Parent complaints are common in high school sports. (See the 1986 film “Hoosiers” for a classic portrayal of parents versus coaches.)
Often, the problem stems from simple differences of opinion – over playing time, about strategies, or personalities. “Why don’t they pass/run/shoot/defend/attack/speed up/slow down/substitute more?” is just about a universal question from at least one parent at every sporting contest.
But sometimes the situation is more serious.
In the case of the Chapel Hill baseball coach, parents have made specific allegations against the baseball coach, claiming his interactions with their children have had a negative impact.
Unlike many claims at other schools in the past, where many of the reports are hearsay – a parent repeating what their child or another parent has said to them – at least one parent of a Chapel Hill player claimed to have witnessed coach-athlete interactions that violated school policy.
Multiple parents contacted the News with complaints, some involving their own child and some involving teammates.
At least one player quit the team in midseason, citing deep personal differences with the coach. Attempts by the school to reconcile these differences failed.
None of this was reported to the News until after our article was published.
Parents told us that all of the criticisms of the coach were reported to the principal. Melodie Parrish was the interim principal at Chapel Hill High School at the time and passed the reports onto Lincoln Center, the school system’s administrative offices, after meeting with several concerned parents.
Being a personnel matter, any official record of these complaints are, by law, kept secret.
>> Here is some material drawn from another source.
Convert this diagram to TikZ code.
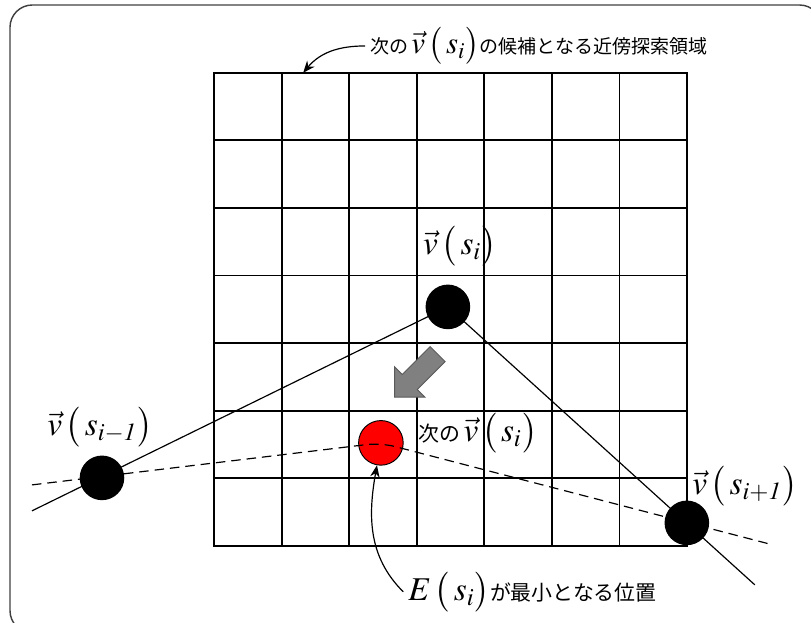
\documentclass[tikz,border=0pt]{standalone}
\usepackage{amsmath}
\usepackage{mathptmx}
\usepackage[no-math]{fontspec}
\setmainfont{Noto Sans CJK JP}
\usetikzlibrary{arrows.meta,shapes.arrows}

\newcommand{\vsym}[2][14]{{\fontsize{#1}{15}\selectfont$\vec{v}\,\big(\,s_{#2}\big)$}}

\begin{document}
\begin{tikzpicture}[>={Stealth[length=5pt,width=4pt]},
    dot/.style={circle, fill=black, minimum size=0.66cm, inner sep=0pt},
    reddot/.style={circle, draw=black, fill=red, minimum size=0.66cm, inner sep=0pt, line width=0.4pt},
    jp/.style={font=\fontsize{8.8}{10}\selectfont, inner sep=2pt},
    ]
    \useasboundingbox (0,0) rectangle (12,9.216);

    % 外枠
    \draw[black!75, line width=0.6pt, rounded corners=0.33cm] (0.148,-0.15) rectangle (12.16,9.142);

    % 近傍探索領域 (7x7)
    \begin{scope}[shift={(3.166,1.139)}]
        \draw[line width=0.8pt] (0,0) grid (7,7);
        \draw[line width=1pt] (0,0) rectangle (7,7);
        \coordinate (areapt) at (1.32,7);
    \end{scope}

    % 点
    \node[reddot] (red) at (5.636,2.663) {};
    \node[dot] (vi) at (6.627,4.675) {};
    \node[dot] (vim) at (1.509,2.145) {};
    \node[dot] (vip) at (10.163,1.479) {};

    % 直線と破線
    \coordinate (a1) at (0.473,1.657);
    \coordinate (a2) at (11.169,0.562);
    \coordinate (b1) at (0.473,2.041);
    \coordinate (b2) at (11.435,1.154);
    \draw[line width=0.5pt] (a1) -- (vi.center) -- (a2);
    \draw[line width=0.5pt, dash pattern=on 4pt off 2.5pt] (b1) [rounded corners=6pt] -- (red.center) -- (b2);

    % 移動方向
    \node[single arrow, draw=black!65, fill=black!50, minimum height=0.9cm, inner sep=0.15cm,
          single arrow head extend=0.16cm, rotate=225] (move) at (6.213,3.713) {};

    % ラベル
    \node[jp] (lvi) at (6.805,5.577) {\vsym{i}};
    \node[jp] (lvim) at (1.479,2.899) {\vsym{i-\mathit{1}}};
    \node[jp] (lvip) at (11.021,2.027) {\vsym{i+\mathit{1}}};
    \node[jp] (lnext) at (7.07,2.811) {次の\,\vsym{i}};
    \node[jp] (lmin) at (7.88,0.459) {{\fontsize{14}{15}\selectfont$E\,\big(\,s_i\big)$}が最小となる位置};
    \node[jp, font=\fontsize{8}{10}\selectfont] (larea) at (7.973,8.536) {次の\,\vsym[13]{i}の候補となる近傍探索領域};

    % 矢印
    \draw[->, line width=0.5pt] (larea.west) to[out=180, in=50] (areapt);
    \draw[->, line width=0.5pt] (lmin.west) to[out=135, in=-100] (red);
\end{tikzpicture}
\end{document}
School officials typically will not comment on personnel matters – either to confirm or deny accusations.
Parrish’s term as interim principal ended June 30, just at the time of the fiscal year when most coaching contracts are ended and/or renewed.
Sulura Jackson has since stepped into the role as Chapel Hill High’s principal.
According to one parent, Trumbower is expected to meet with players and their families this week to formally apologize for past behavior.
The jury is still out on whether or not that would be sufficient for him to retain his position as a coach.